◆ **What is expected**
Only the lines from the start of the data through the line containing "import matplotlib.pyplot as plt" should be written out, exactly as they are, with both ends included and the pictures left out.

# # #

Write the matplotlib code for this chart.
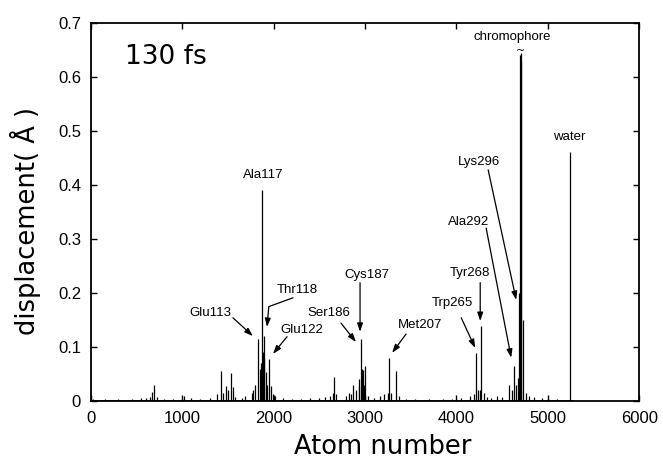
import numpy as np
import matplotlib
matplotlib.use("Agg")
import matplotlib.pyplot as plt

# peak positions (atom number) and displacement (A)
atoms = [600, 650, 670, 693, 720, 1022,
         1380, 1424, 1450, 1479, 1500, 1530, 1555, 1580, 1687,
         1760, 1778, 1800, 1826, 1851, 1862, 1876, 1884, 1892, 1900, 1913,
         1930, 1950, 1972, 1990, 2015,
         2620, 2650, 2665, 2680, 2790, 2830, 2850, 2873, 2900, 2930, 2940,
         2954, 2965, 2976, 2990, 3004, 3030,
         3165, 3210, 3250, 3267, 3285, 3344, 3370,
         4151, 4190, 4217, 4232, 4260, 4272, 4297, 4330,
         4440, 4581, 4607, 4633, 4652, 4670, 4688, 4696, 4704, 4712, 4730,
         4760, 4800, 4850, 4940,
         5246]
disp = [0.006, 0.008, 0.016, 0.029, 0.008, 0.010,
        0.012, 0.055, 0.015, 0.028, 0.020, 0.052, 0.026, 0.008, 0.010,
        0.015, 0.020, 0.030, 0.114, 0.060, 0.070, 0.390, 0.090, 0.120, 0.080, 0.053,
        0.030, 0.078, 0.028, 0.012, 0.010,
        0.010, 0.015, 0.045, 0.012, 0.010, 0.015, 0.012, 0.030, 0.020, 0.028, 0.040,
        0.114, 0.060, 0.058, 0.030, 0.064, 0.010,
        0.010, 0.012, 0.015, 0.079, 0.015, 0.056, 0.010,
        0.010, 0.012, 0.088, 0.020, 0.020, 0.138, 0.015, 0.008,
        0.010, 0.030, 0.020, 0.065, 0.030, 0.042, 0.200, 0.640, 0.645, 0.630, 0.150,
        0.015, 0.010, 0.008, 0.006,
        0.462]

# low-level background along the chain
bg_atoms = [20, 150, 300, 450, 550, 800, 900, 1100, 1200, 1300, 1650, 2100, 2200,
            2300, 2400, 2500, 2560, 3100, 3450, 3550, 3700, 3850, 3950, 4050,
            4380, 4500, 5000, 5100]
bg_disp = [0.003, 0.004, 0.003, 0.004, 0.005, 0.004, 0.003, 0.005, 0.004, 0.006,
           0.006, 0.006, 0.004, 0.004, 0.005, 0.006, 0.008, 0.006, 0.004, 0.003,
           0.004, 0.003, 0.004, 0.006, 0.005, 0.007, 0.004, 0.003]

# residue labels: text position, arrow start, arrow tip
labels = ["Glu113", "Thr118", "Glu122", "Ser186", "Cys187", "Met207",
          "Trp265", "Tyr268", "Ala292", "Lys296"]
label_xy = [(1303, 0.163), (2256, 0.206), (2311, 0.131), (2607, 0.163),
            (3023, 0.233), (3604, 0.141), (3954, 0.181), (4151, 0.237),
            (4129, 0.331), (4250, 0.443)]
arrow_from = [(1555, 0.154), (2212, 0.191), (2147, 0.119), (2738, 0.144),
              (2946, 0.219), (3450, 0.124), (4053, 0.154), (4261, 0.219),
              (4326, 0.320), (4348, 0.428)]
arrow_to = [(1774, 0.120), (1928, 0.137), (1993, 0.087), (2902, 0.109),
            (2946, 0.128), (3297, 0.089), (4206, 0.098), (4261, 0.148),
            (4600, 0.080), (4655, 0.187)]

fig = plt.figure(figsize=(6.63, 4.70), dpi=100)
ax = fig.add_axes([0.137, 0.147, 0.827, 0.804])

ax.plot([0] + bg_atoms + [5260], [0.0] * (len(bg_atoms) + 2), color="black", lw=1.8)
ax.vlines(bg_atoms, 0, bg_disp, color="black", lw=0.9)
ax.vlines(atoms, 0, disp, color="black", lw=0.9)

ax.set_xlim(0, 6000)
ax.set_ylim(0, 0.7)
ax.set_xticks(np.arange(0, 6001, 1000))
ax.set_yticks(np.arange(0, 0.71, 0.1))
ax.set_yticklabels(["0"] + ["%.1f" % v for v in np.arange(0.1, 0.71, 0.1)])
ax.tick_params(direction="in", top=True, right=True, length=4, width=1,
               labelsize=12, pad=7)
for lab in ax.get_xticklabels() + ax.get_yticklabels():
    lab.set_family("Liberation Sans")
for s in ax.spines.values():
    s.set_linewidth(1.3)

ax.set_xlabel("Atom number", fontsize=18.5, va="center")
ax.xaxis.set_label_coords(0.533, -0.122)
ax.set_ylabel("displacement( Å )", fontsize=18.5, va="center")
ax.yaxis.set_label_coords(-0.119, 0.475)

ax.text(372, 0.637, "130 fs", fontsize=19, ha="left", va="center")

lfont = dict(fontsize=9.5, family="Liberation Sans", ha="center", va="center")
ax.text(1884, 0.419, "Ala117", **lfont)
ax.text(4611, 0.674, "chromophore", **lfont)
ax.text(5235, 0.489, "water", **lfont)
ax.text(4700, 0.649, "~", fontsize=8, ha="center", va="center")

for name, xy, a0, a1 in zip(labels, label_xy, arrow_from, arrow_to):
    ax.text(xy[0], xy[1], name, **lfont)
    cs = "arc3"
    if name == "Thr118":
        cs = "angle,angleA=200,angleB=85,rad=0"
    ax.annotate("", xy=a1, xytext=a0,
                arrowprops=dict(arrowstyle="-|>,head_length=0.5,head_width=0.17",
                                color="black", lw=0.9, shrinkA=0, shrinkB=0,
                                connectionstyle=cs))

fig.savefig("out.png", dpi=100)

# # #

◆ **Result of the exercise**
Write the matplotlib code for this chart.
import numpy as np
import matplotlib
matplotlib.use("Agg")
import matplotlib.pyplot as plt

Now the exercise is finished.